P.S. I don’t expect you to mirror my dietary needs.

P.P.S. Some of the worst meals of my life have been at three-starred Michelin restaurants, one in particular in San Sebastián. I thought I was the only one taking crazy pills, watching everyone gush over the texturally deficient flavourless foam. 

P.P.P.S. I don’t drink, so please don’t try to wine and dine me with grape juice that burns, but I make a great personal cheerleader.


People of all abilities are welcome, though it is a good idea to disclose this in your initial enquiry so I can better prepare. Communication is necessary to ensure, where appropriate, that I have access for you and understand your limits (physical, nonverbal, sight, sound, etc) and any concerns or desires you may have. 


Presents are never expected, so please don’t feel you need to bring me anything. Your company is all I desire. However, I am routinely asked how I would like to be spoilt. Oh my… if you’re in a particularly good mood with me, a Porsche 911T, green, pretty please. If that’s beyond the budget, I’m pretty simple: I like money. Shocking, I know. But let me explain: I love the freedom of choice money allows. As many of my lovers know, I wouldn’t say I like shopping and am annoyingly picky. So, on my “cadeaux” page, you’ll find an icon for my Beem it and its QR code, where you’ll most likely be sponsoring one of my fluffy cows, my horses, an adventure, or a new surfboard. But if you’re hell-bent on holding me down and spoiling me, I won’t object (much). 


Unfortunately, many jurisdictional rules prevent me from explicitly discussing my dating experiences. So, please contact me directly via my contact form for a more in-depth discussion. 

I am not a fan of listing all the things we could do because our interactions depend on our chemistry. Lists also feel restrictive and unauthentic to me. So, if you are interested in a particular activity, just ask me, and I will let you know if I am into it and under what conditions I offer it. 

I don’t take outfit requests beyond my advertised style. If there is something you’re specifically after, I need plenty of notice to make sure I pack it, or you may have to organise it if it is not already in my wardrobe. 


I speak English and French; however, I do not speak French with suitors as it is my family’s preferred language.

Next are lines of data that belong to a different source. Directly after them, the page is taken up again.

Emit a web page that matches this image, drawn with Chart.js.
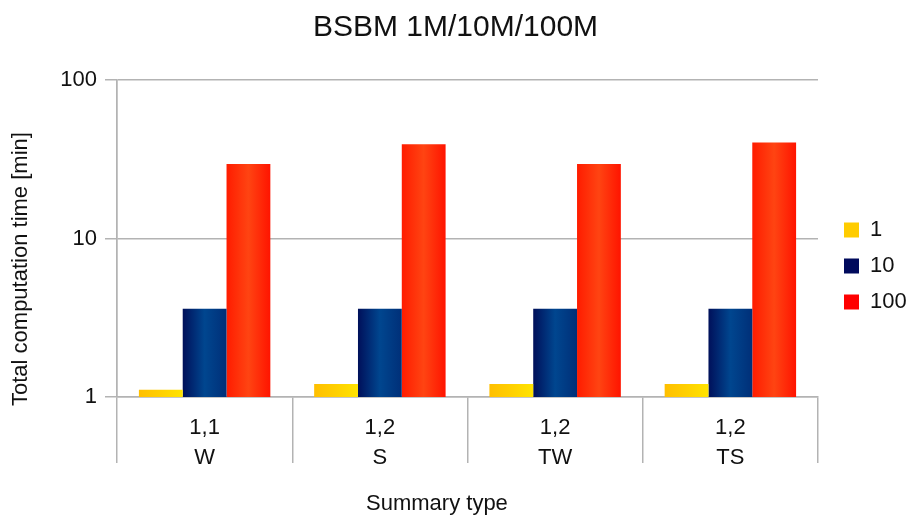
<!DOCTYPE html>
<html>
<head>
<meta charset="utf-8">
<title>BSBM 1M/10M/100M</title>
<script src="https://cdn.jsdelivr.net/npm/chart.js@4/dist/chart.umd.min.js"></script>
<style>
  html, body { margin: 0; padding: 0; background: #fff; }
  #wrap { width: 911px; height: 522px; }
</style>
</head>
<body>
<div id="wrap"><canvas id="chartCanvas" width="911" height="522"></canvas></div>
<script>
const categories = [['1,1', 'W'], ['1,2', 'S'], ['1,2', 'TW'], ['1,2', 'TS']];
const seriesNames = ['1', '10', '100'];
const values1M = [1.11, 1.21, 1.21, 1.21];
const values10M = [3.6, 3.6, 3.6, 3.6];
const values100M = [29.5, 39.3, 29.5, 40.4];
const yTicks = [1, 10, 100];

const legendColors = ['#ffcc00', '#000a5c', '#ff0000'];
// left edge, middle, right edge of each bar
const barShades = [
  ['#ffbf00', '#ffd000', '#ffe400'],
  ['#00105a', '#00468f', '#002f78'],
  ['#ff1c00', '#ff4412', '#ff1400']
];
const gridGray = '#b3b3b3';
const textColor = '#111';
const fontFamily = "'Liberation Sans', Arial, sans-serif";

const shadePlugin = {
  id: 'shade',
  beforeDatasetsDraw(chart) {
    const ctx = chart.ctx;
    chart.data.datasets.forEach((ds, i) => {
      const s = barShades[i];
      chart.getDatasetMeta(i).data.forEach(bar => {
        const x0 = bar.x - bar.width / 2;
        const x1 = bar.x + bar.width / 2;
        if (!isFinite(x0) || !isFinite(x1)) return;
        const g = ctx.createLinearGradient(x0, 0, x1, 0);
        g.addColorStop(0, s[0]);
        g.addColorStop(0.5, s[1]);
        g.addColorStop(1, s[2]);
        bar.options = Object.assign({}, bar.options, { backgroundColor: g });
      });
    });
  }
};

const ctx = document.getElementById('chartCanvas').getContext('2d');
new Chart(ctx, {
  type: 'bar',
  data: {
    labels: categories,
    datasets: [
      { label: seriesNames[0], data: values1M, backgroundColor: legendColors[0] },
      { label: seriesNames[1], data: values10M, backgroundColor: legendColors[1] },
      { label: seriesNames[2], data: values100M, backgroundColor: legendColors[2] }
    ]
  },
  options: {
    responsive: false,
    animation: false,
    layout: { padding: 0 },
    datasets: {
      bar: { categoryPercentage: 0.75, barPercentage: 1.0, borderWidth: 0 }
    },
    scales: {
      x: {
        offset: true,
        grid: {
          offset: true,
          drawOnChartArea: true,
          color: c => (c.index === 0 || c.index === categories.length) ? gridGray : 'rgba(0,0,0,0)',
          tickColor: gridGray,
          tickLength: 66,
          lineWidth: 1.5
        },
        border: { color: gridGray, width: 1.5 },
        ticks: {
          padding: -50,
          color: textColor,
          font: { family: fontFamily, size: 22, lineHeight: 1.36 },
          maxRotation: 0,
          autoSkip: false
        },
        title: {
          display: true,
          // trailing spaces shift the title left, as in the original
          text: 'Summary type          ',
          color: textColor,
          font: { family: fontFamily, size: 22, lineHeight: 1.2 },
          padding: { top: 6, bottom: 5 }
        },
        afterFit: s => { s.height = 125; }
      },
      y: {
        type: 'logarithmic',
        min: 1,
        max: 100,
        afterBuildTicks: s => { s.ticks = yTicks.map(v => ({ value: v })); },
        grid: { color: gridGray, tickColor: gridGray, tickLength: 12, lineWidth: 1.5 },
        border: { color: gridGray, width: 1.5 },
        ticks: {
          padding: 8,
          color: textColor,
          font: { family: fontFamily, size: 22 },
          callback: v => String(v)
        },
        title: {
          display: true,
          // trailing spaces push the rotated title down, as in the original
          text: 'Total computation time [min]          ',
          color: textColor,
          font: { family: fontFamily, size: 22, lineHeight: 1.2 },
          padding: { top: 8, bottom: 0 }
        },
        afterFit: s => { s.width = 117; }
      },
      y2: {
        position: 'right',
        display: true,
        grid: { display: false },
        border: { display: false },
        ticks: { display: false },
        afterFit: s => { s.width = 12; }
      }
    },
    plugins: {
      title: {
        display: true,
        text: 'BSBM 1M/10M/100M',
        color: textColor,
        font: { family: fontFamily, size: 30, weight: 'normal', lineHeight: 1.2 },
        padding: { top: 10, bottom: 34 }
      },
      legend: {
        position: 'right',
        maxWidth: 81,
        title: { display: true, text: ' ', font: { size: 10, lineHeight: 1 }, padding: 0 },
        labels: {
          boxWidth: 15,
          boxHeight: 15,
          padding: 14,
          color: textColor,
          font: { family: fontFamily, size: 22 },
          generateLabels: chart => chart.data.datasets.map((ds, i) => ({
            text: ds.label,
            fillStyle: legendColors[i],
            strokeStyle: legendColors[i],
            fontColor: textColor,
            lineWidth: 0,
            hidden: false,
            datasetIndex: i
          }))
        }
      },
      tooltip: { enabled: false }
    }
  },
  plugins: [shadePlugin]
});
</script>
</body>
</html>
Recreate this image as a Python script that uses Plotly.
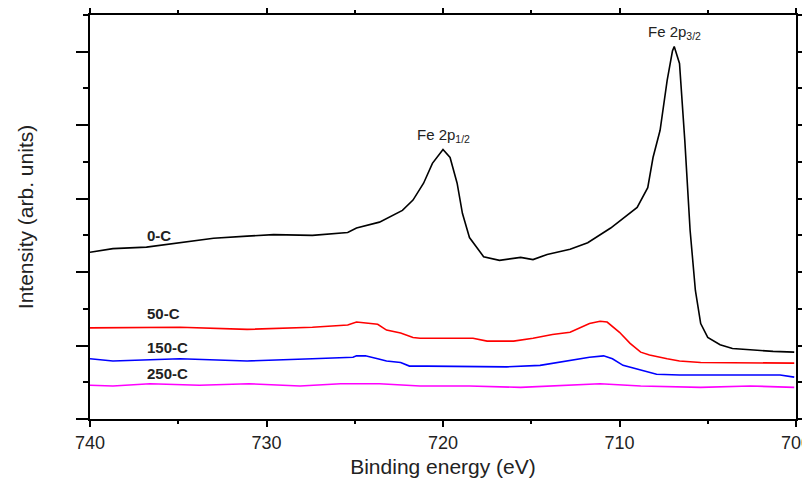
import plotly.graph_objects as go

# Binding energy (eV) and intensity (arb. units)
x_0c = [740.0, 738.7, 736.8, 734.9, 733.0, 731.1, 729.6, 727.4, 725.4, 724.9, 723.6, 722.3,
        721.7, 721.1, 720.6, 720.0, 719.6, 719.2, 718.9, 718.5, 717.7, 716.8, 715.6, 714.9,
        714.1, 712.8, 711.8, 710.5, 709.0, 708.4, 708.1, 707.7, 707.3, 707.0, 706.9, 706.6,
        706.3, 706.0, 705.7, 705.4, 705.0, 704.3, 703.6, 702.4, 701.3, 700.1]
y_0c = [2.27, 2.32, 2.34, 2.40, 2.46, 2.49, 2.51, 2.50, 2.54, 2.60, 2.68, 2.84,
        2.98, 3.21, 3.48, 3.67, 3.56, 3.21, 2.80, 2.47, 2.21, 2.16, 2.20, 2.17,
        2.24, 2.31, 2.40, 2.60, 2.88, 3.15, 3.56, 3.93, 4.61, 5.01, 5.07, 4.84,
        3.79, 2.57, 1.75, 1.30, 1.11, 1.01, 0.96, 0.94, 0.92, 0.91]

x_50c = [740.0, 738.7, 734.9, 731.1, 727.4, 725.4, 724.9, 723.7, 723.2, 722.4, 721.7, 721.3,
         718.3, 717.5, 716.0, 714.9, 713.8, 712.8, 711.7, 711.1, 710.7, 710.0, 709.4, 708.8,
         708.3, 707.3, 706.6, 705.4, 703.6, 701.6, 700.1]
y_50c = [1.24, 1.24, 1.25, 1.22, 1.25, 1.28, 1.32, 1.29, 1.21, 1.17, 1.11, 1.10,
         1.10, 1.06, 1.06, 1.10, 1.15, 1.18, 1.30, 1.33, 1.32, 1.18, 1.03, 0.91,
         0.87, 0.82, 0.79, 0.77, 0.77, 0.77, 0.76]

x_150c = [740.0, 738.7, 734.9, 731.1, 727.4, 726.0, 725.1, 724.9, 724.4, 723.7, 723.2, 722.4,
          721.9, 720.9, 718.6, 717.7, 716.4, 714.5, 713.5, 712.8, 711.7, 710.9, 710.4, 709.8,
          708.8, 707.9, 706.6, 705.4, 700.9, 700.1]
y_150c = [0.82, 0.79, 0.82, 0.79, 0.82, 0.83, 0.84, 0.86, 0.86, 0.82, 0.79, 0.77,
          0.72, 0.72, 0.72, 0.71, 0.71, 0.73, 0.77, 0.80, 0.84, 0.86, 0.82, 0.73,
          0.67, 0.61, 0.60, 0.60, 0.60, 0.57]

x_250c = [740.0, 738.7, 736.6, 733.8, 731.0, 728.1, 725.8, 723.6, 721.3, 718.5, 715.6, 713.4,
          711.1, 708.8, 705.4, 702.6, 700.1]
y_250c = [0.46, 0.45, 0.48, 0.46, 0.48, 0.45, 0.48, 0.48, 0.45, 0.45, 0.43, 0.45,
          0.48, 0.45, 0.43, 0.45, 0.43]

series_names = ["0-C", "50-C", "150-C", "250-C"]
series_colors = ["#000000", "#ff0000", "#0000ff", "#ff00ff"]
label_y = [2.50, 1.44, 0.98, 0.625]
label_x = 736.9

peak_labels = ["Fe 2p<sub>1/2</sub>", "Fe 2p<sub>3/2</sub>"]
peak_x = [720.0, 706.9]
peak_y = [3.86, 5.26]

xs = [x_0c, x_50c, x_150c, x_250c]
ys = [y_0c, y_50c, y_150c, y_250c]

FONT = "Liberation Sans, Arial"

fig = go.Figure()
for name, xv, yv, c in zip(series_names, xs, ys, series_colors):
    fig.add_trace(go.Scatter(x=xv, y=yv, mode="lines", name=name,
                             line=dict(color=c, width=1.6), showlegend=False))

for name, ly in zip(series_names, label_y):
    fig.add_annotation(x=label_x, y=ly, text="<b>" + name + "</b>", showarrow=False,
                       xanchor="left", yanchor="middle",
                       font=dict(family=FONT, size=15, color="#222222"))

for t, px, py in zip(peak_labels, peak_x, peak_y):
    fig.add_annotation(x=px, y=py, text=t, showarrow=False, xanchor="center",
                       yanchor="middle",
                       font=dict(family=FONT, size=15, color="#222222"))

axis_common = dict(showline=True, linecolor="black", linewidth=2, mirror="ticks",
                   ticks="outside", tickcolor="black", tickwidth=1.5,
                   showgrid=False, zeroline=False, automargin=False)

fig.update_xaxes(range=[740, 700], dtick=10, tick0=700, ticklen=6,
                 ticklabeloverflow="allow",
                 minor=dict(dtick=5, ticklen=3, tickcolor="black", tickwidth=1.5, ticks="outside"),
                 title=dict(text="Binding energy (eV)", standoff=8,
                            font=dict(family=FONT, size=21, color="#222222")),
                 tickfont=dict(family=FONT, size=18, color="#222222"),
                 **axis_common)
fig.update_yaxes(range=[0, 5.5], dtick=1, tick0=0, ticklen=12, showticklabels=False,
                 minor=dict(dtick=0.5, ticklen=5, tickcolor="black", tickwidth=1.5, ticks="outside"),
                 title=dict(text="Intensity (arb. units)", standoff=37,
                            font=dict(family=FONT, size=21, color="#222222")),
                 **axis_common)

fig.update_layout(width=802, height=476, margin=dict(l=82, r=14, t=7, b=65),
                  plot_bgcolor="white", paper_bgcolor="white")

fig.write_html("out.html")
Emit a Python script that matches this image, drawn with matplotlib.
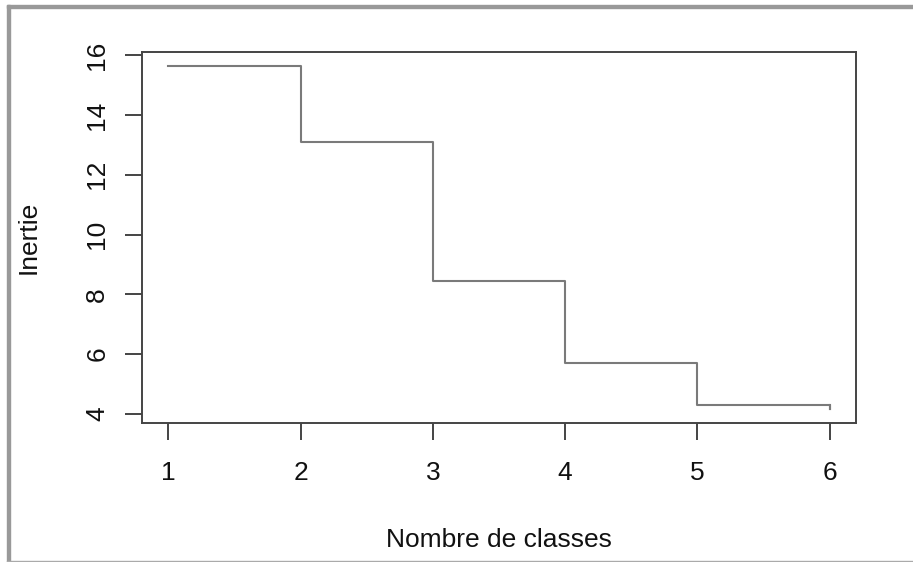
import matplotlib.pyplot as plt
from matplotlib.patches import Rectangle

# nombre de classes et inertie intra-classe
classes = [1, 2, 3, 4, 5, 6]
inertie = [15.65, 13.1, 8.45, 5.7, 4.3, 4.15]
xticks = [1, 2, 3, 4, 5, 6]
yticks = [4, 6, 8, 10, 12, 14, 16]

plt.rcParams['font.family'] = ['Liberation Sans', 'DejaVu Sans']

fig = plt.figure(figsize=(9.13, 5.62), dpi=100)
ax = fig.add_axes([142 / 913, 1 - 423 / 562, 714 / 913, 371 / 562])

# type="s" comme en R : horizontal puis vertical
ax.step(classes, inertie, where='post', color='#7a7a7a', linewidth=1.5)
# dernier segment vertical a x=6
ax.plot([classes[-1], classes[-1]], [inertie[-2], inertie[-1]],
        color='#7a7a7a', linewidth=1.5)

ax.set_xlim(0.8, 6.2)
ax.set_ylim(3.69, 16.11)
ax.set_xticks(xticks)
ax.set_yticks(yticks)
ax.set_yticklabels([str(v) for v in yticks], rotation=90, va='center')

for sp in ax.spines.values():
    sp.set_color('#444444')
    sp.set_linewidth(1.4)

ax.tick_params(axis='both', direction='out', length=12.5, width=1.4,
               color='#444444', labelsize=19, labelcolor='#111111')
ax.tick_params(axis='x', pad=15)
ax.tick_params(axis='y', pad=11)

ax.set_xlabel('Nombre de classes', fontsize=19, color='#111111', labelpad=31)
ax.set_ylabel('Inertie', fontsize=19, color='#111111', labelpad=32)

# cadre gris de la capture
fig.patches.append(Rectangle((7 / 913, 0), 3 / 913, 1 - 5 / 562,
                             transform=fig.transFigure, color='#999999'))
fig.patches.append(Rectangle((7 / 913, 1 - 8 / 562), 1, 3 / 562,
                             transform=fig.transFigure, color='#999999'))
fig.patches.append(Rectangle((7 / 913, 0), 1, 1.5 / 562,
                             transform=fig.transFigure, color='#aaaaaa'))

fig.savefig('out.png', dpi=100)
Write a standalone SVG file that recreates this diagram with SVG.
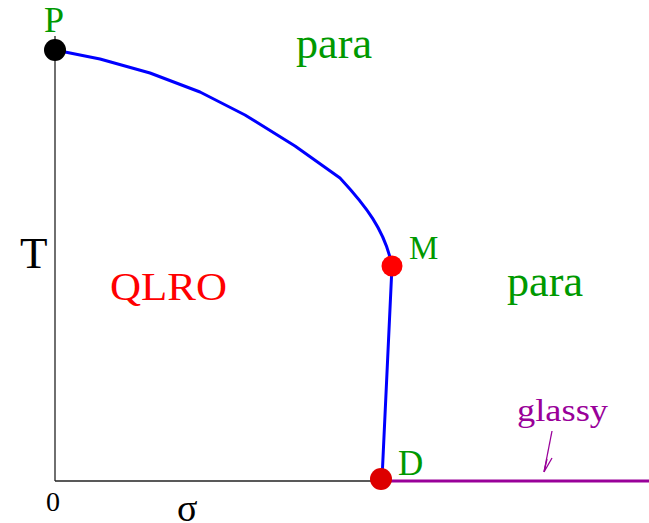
<svg xmlns="http://www.w3.org/2000/svg" width="649" height="523" viewBox="0 0 649 523">
<style>
.lbl{font-family:"Liberation Serif","DejaVu Serif",serif}
.g{fill:#009900}
.axis{stroke:#222;stroke-width:1.3;fill:none}
</style>
<rect width="649" height="523" fill="#fff"/>
<g id="connectors">
<line class="axis" x1="55" y1="36" x2="55" y2="481"/>
<line class="axis" x1="55" y1="481" x2="382" y2="481"/>
<line x1="382" y1="481" x2="649" y2="481" stroke="#990099" stroke-width="3"/>
<path fill="none" stroke="#0000ff" stroke-width="3" stroke-linejoin="round" d="M55,50 L100,59 L150,73 L200,92 L245,115 L295,146 L340,178 C365,205 385,230 392,266 L382,479"/>
<g stroke="#990099" stroke-width="1.3" fill="none">
<line x1="552" y1="431" x2="544" y2="472"/>
<polyline points="547,459 544,472 552,458"/>
</g>
</g>
<g id="P"><circle cx="55" cy="50" r="11" fill="#000"/><text class="lbl g" x="44" y="32" font-size="36">P</text></g>
<g id="M"><circle cx="392" cy="266" r="10.5" fill="#ff0000"/><text class="lbl g" x="409" y="259" font-size="33">M</text></g>
<g id="D"><circle cx="381" cy="479" r="11" fill="#dd0000"/><text class="lbl g" x="398" y="475" font-size="35">D</text></g>
<g id="labels">
<text class="lbl g" x="296" y="58" font-size="44" textLength="76" lengthAdjust="spacingAndGlyphs">para</text>
<text class="lbl g" x="507" y="296" font-size="44" textLength="76" lengthAdjust="spacingAndGlyphs">para</text>
<text class="lbl" x="110" y="300" font-size="40" fill="#ff0000" textLength="117" lengthAdjust="spacingAndGlyphs">QLRO</text>
<text class="lbl" x="20" y="268" font-size="45" fill="#000">T</text>
<text class="lbl" x="517" y="421" font-size="32" fill="#990099" textLength="91" lengthAdjust="spacingAndGlyphs">glassy</text>
<text class="lbl" x="46" y="511" font-size="28" fill="#000">0</text>
<text class="lbl" x="177" y="521" font-size="38" fill="#000">σ</text>
</g>
</svg>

I am not “based” anywhere. Currently, these are the main cities that I travel to: Brisbane, Melbourne, Canberra, Adelaide, Perth, Hong Kong, and Singapore. I hope to get to NZ in the next year; watch this space. 


Hopefully, you have realised from my videos and pictures that I am face-in, which means I deliberately do not show any identifying features (e.g., tattoos or my face). This is an intentional decision. There are many reasons I have chosen to be face-in, namely for the stigma, discrimination, privacy, safety, compromised travel, and jeopardisation of returning home. So, if you ask me to send you identifying pictures, I might chuck a brick at you. 

But what about a lover’s privacy? Discretion is essential to most people, so I will only ever contact you regarding a booking request you have made or if you have subscribed to my tour updates. Any personal information obtained is purely required for my screening procedures. Your privacy is not more important than my safety. Rest assured, your information is for my eyes only, and no one else can access it; please read my T & Cs for more details. I have no interest in destroying someone’s marriage, family, or career; that would be detrimental to both my personal and professional life and just an all-around shitbag thing to do. 


Screening helps me decide if I want to meet you. Please respect all requests made regarding this topic; it is not a personal attack but a method that keeps me safe. Screening methods I use range from your approach to your enquiry to deposits, your phone number, a copy of your photo ID (picture and name only need to be shown), and references from other companions you have seen. After receiving your request, I will inform you which screening method will be sufficient. If you are uncomfortable complying with my screening requirements, I cannot accommodate you as a potential suitor.